Frieda felt very honoured when Legion chaplain Marj McLeod asked her to serve as the War Mother this year.

“I think it’s still important that we remember our veterans. I hope they keep Remembrance Day going,” she said.

A brief history of the South Saskatchewan Regiment

The amalgamation of two existing regiments, the Weyburn Regiment and the Saskatchewan Border Regiment, brought about the establishment of the South Saskatchewan Regiment on Dec. 15, 1936, and it was mobilized once again as the South Saskatchewan Regiment, C.A.S.F., on Sept. 1, 1939.

The South Saskatchewan Regiment took part in an operation that has not been forgotten, the Dieppe Raid, on Aug. 19, 1942. Brave soldiers from the Regiment pushed over the beach at Dieppe in the early morning and entered the small village of Pourville, France, believing that surprise had been achieved.

To their dismay, however, the Germans had detected the raid and the South Saskatchewan Regiment was met with heavy gun fire by the enemy. By the end of the Dieppe Raid the South Saskatchewan Regiment had suffered 84 casualties.

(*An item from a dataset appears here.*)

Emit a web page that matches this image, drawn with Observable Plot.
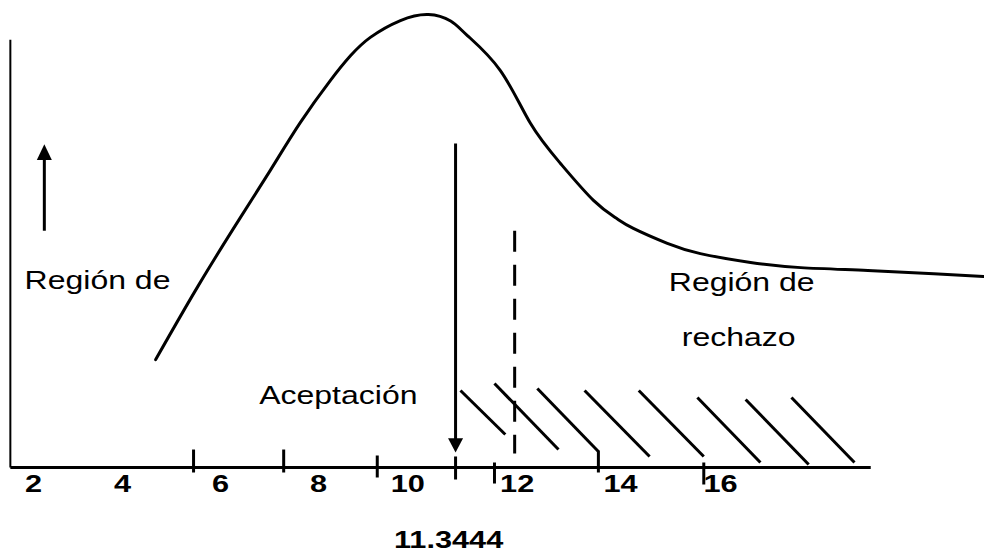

From Dieppe, the troops moved into Normandy on July 8,1944 as a unit of the Sixth Infantry Brigade, Second Canadian Infantry Division. They were stationed there until the end of the war and were disbanded on Dec.15, 1945.

To commemorate the Regiment's hard work and bravery in the Dieppe Raid, a monument was erected at Pourville, just west of Dieppe, where the Regiment landed on that ill-fated day.